On February 11, 2021, Cain announced her third EP, titled Inbred, alongside the release of its lead single, "Michelle Pfeiffer". It contains a guest feature from Lil Aaron, who produced the song with Kora Puckett, while Cain, Lil Aaron, and Puckett collaborated on its writing. It is the only song on the EP that Cain did not produce. The song was released alongside a visualizer that was filmed in an Indiana church. Cain described the song as "a breath of fresh air from a fresh start", as it was recorded in a studio during her first trip to Los Angeles. She further stated, "It felt like I was finally being seen for the artist I'd been trying to be for years." This sense of empowerment was inspired by the American actress Michelle Pfeiffer, the song's namesake, whom Cain has idolized for years. Inbred was released through Daughters of Cain on April 23, 2021; "Michelle Pfeiffer" appears as its opening track. Following its release, Cain's mother would show her clients the song at her nail salon.

== Composition ==
"Michelle Pfeiffer" is 4 minutes and 31 seconds long.
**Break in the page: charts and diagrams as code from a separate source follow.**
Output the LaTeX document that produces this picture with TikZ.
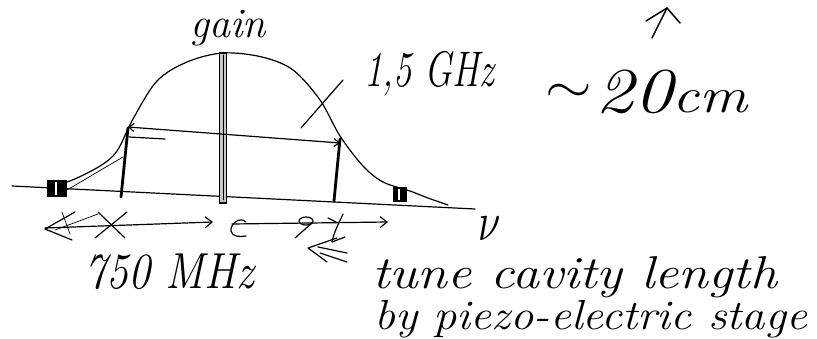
\documentclass[tikz,border=0pt]{standalone}
\usetikzlibrary{arrows.meta}
\begin{document}
\begin{tikzpicture}[x=1pt,y=-1pt,
  ink/.style={line width=1.2pt, line cap=round, line join=round},
  thin ink/.style={line width=0.7pt, line cap=round},
  barline/.style={line width=2.8pt, line cap=round},
  barb/.style={-{Straight Barb[length=7pt,width=11pt]}},
  hand/.style={inner sep=0pt, font=\itshape}]
\useasboundingbox (0,0) rectangle (817,339);

% axis (frequency) baseline
\coordinate (bl) at (12,186);
\coordinate (br) at (475,209);
\draw[ink] (bl) -- (br);

% gain curve
\draw[ink] plot[smooth, tension=0.55] coordinates {(48,186) (70,181) (100,166) (117,151) (133,119) (157,81) (187,62) (223,53) (262,57) (293,70) (320,100) (340,136) (363,166) (383,182) (410,191) (428,198) (448,205)};
\draw[thin ink] (123,157) -- (67,190);

% tail blocks
\fill (47,180) rectangle (67,197);
\fill[white] (55,182) rectangle (57,195);
\fill (393,187) rectangle (407,202);
\fill[white] (398,189) rectangle (400,200);

% mode lines
\draw[barline] (128,128) -- (121,197);
\draw[barline] (340,139) -- (334,201);
\draw[line width=1.3pt, fill=gray!45] (219.5,53) rectangle (226.5,203);
\draw[thin ink] (223,55) -- (223,200);

% FWHM arrow
\coordinate (hl) at (128,127);
\coordinate (hr) at (340,143);
\draw[ink, {Straight Barb[length=5pt,width=8pt]}-{Straight Barb[length=5pt,width=8pt]}] (hl) -- (hr);
\draw[ink] (129,137) -- (165,139);

% labels
\node[hand, anchor=base, font=\itshape\fontsize{42}{46}\selectfont] (gain) at (228,38) {gain};
\node[hand, anchor=base west, font=\itshape\fontsize{40}{44}\selectfont] (fwhm) at (364,87) {\scalebox{0.92}[1.25]{1,5 GHz}};
\coordinate (ld) at (343,80);
\coordinate (lc) at (301,128);
\draw[ink] (ld) -- (lc);

\node[hand, anchor=base west] (cav) at (545,113) {\raisebox{10pt}{\scalebox{6}[5]{$\sim$}}\hspace{4pt}\fontsize{64}{68}\selectfont\scalebox{1.2}[1]{20}\fontsize{50}{54}\selectfont\scalebox{1.2}[1]{cm}};
\coordinate (ua1) at (652,38);
\coordinate (ua2) at (667,8);
\coordinate (uw1) at (646,21);
\coordinate (uw2) at (680,23);
\draw[ink, line width=1.5pt] (ua1) -- (ua2);
\draw[ink, line width=1.5pt] (uw1) -- (ua2) -- (uw2);

\node[hand, anchor=center] (nu) at (490,229) {\scalebox{4}[5.5]{$\nu$}};

% mode spacing arrows
\coordinate (a1) at (45,228);
\coordinate (a2) at (213,222);
\draw[ink, barb] (a1) -- (a2);
\draw[ink] (75,212) -- (45,229) -- (72,240);
\draw[thin ink] (62,212) -- (70,234);
\draw[thin ink] (55,230) -- (98,214);
\draw[ink] (98,212) -- (125,238);
\draw[ink] (95,238) -- (127,212);

\coordinate (b1) at (232,224);
\coordinate (b2) at (388,222);
\draw[ink, barb] (b1) -- (b2);
\draw[ink] (246,222) .. controls (240,216) and (230,224) .. (231,231) .. controls (232,237) and (240,237) .. (246,236);
\draw[ink] (306,221) ellipse (7 and 4);
\draw[ink] (312,223) -- (295,238);
\draw[ink] (343,214) .. controls (338,225) and (334,232) .. (332,242);
\draw[ink] (328,218) -- (336,222);
\draw[ink] (332,242) -- (345,237);

% left double arrow (tuning)
\coordinate (dt) at (308,248);
\draw[ink] (337,238) -- (dt) -- (327,262);
\draw[ink] (318,247) -- (347,253);
\draw[ink] (320,253) -- (347,262);

\node[hand, anchor=base west, font=\itshape\fontsize{44}{48}\selectfont] (spacing) at (84,288) {\scalebox{1}[1.15]{750 MHz}};
\node[hand, anchor=base west, font=\itshape\fontsize{46}{50}\selectfont] (tune) at (372,289) {\scalebox{1.17}[1]{tune cavity length}};
\node[hand, anchor=base west, font=\itshape\fontsize{42}{48}\selectfont] (piezo) at (374,330) {\scalebox{1.11}[1]{by piezo-electric stage}};
\end{tikzpicture}
\end{document}
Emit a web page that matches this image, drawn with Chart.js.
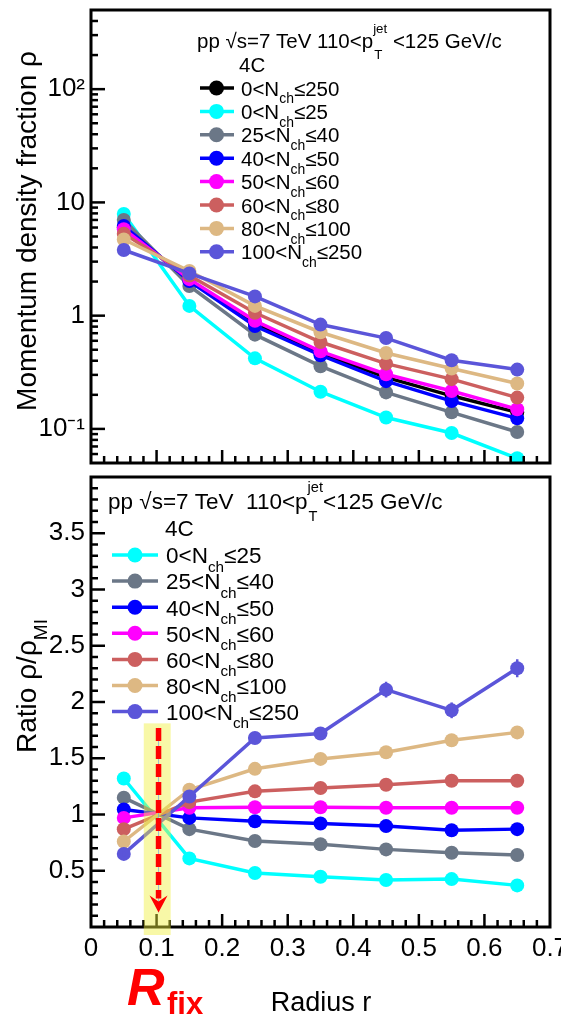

It is an indie rock breakup song about ill-fated lovers consumed by their own desire. A power ballad, it also discusses the cinematic appeal of Los Angeles in its lyrics: "Everything's easier way out West, wholly mad and half undressed." On top of guitars and drums, Cain laments the line, "Wide awake all night thinking about you / Do you think of me too?" Lil Aaron's verse showcases him thinking about dying in a car accident. Pitchfork's Ryan Dombal likened Lil Aaron's appearance on the track as an impression of Lil Peep, but said Cain "more believably communicates [Lil Peep's] magnetic desperation".

Sandra Song from Paper called "Michelle Pfeiffer" a "haunting yet irresistibly moody track that elicits a sense of cinematic nostalgia", while Grant Rindner from Nylon said it "covers the pain of the kind of longing that makes you act truly recklessly". Billboard's Joe Lynch called the track "suitable-for-Twin Peaks", and said its guitar and steady rhythm anchor Cain's "restless creativity and cinematic scope". Arielle Gordon of Pitchfork described the song's lyricism focused on the Western United States "Thelma and Louise-esque".

== Critical reception ==
"Michelle Pfeiffer" garnered positive reception from music critics. In a review of the song for Pitchfork, Dombal said it "is stylish, toxic, and beyond high off its own feelings" and felt it should soundtrack a scene in the television series Euphoria. He also said the song "possesses a cresting emotionality grand enough to fill the tallest IMAX screen". For the same website, Eric Torres believed the song was able to bring the image of Cain's persona of "the unhappy wife of a corrupt preacher" to life, calling the track "sawtoothed". Song felt the track showcased Cain coming into her own and said its key aspect is "its sense of quiet power". The Line of Best Fit's Matthew Kent called the song a "gothic masterpiece" that "marks the start of a new chapter" for Cain.

Pitchfork considered "Michelle Pfeiffer" the 84th best song of 2021; Hannah Jocelyn jokingly called Cain "Florence + The Ketamine" and described the track as "blurry, bleary-eyed, but colossal". She also identified its differences from other tracks on Inbred; while other tracks deal with themes such as intergenerational trauma and abuse, she said "Michelle Pfeiffer" is "all release, pure unhinged gothic beauty". The Fader included the track in their weekly "10 songs you need in your life this week list"; Salvatore Maicki called it a "breathtaking lead single" for Inbred and "cinema that stares back".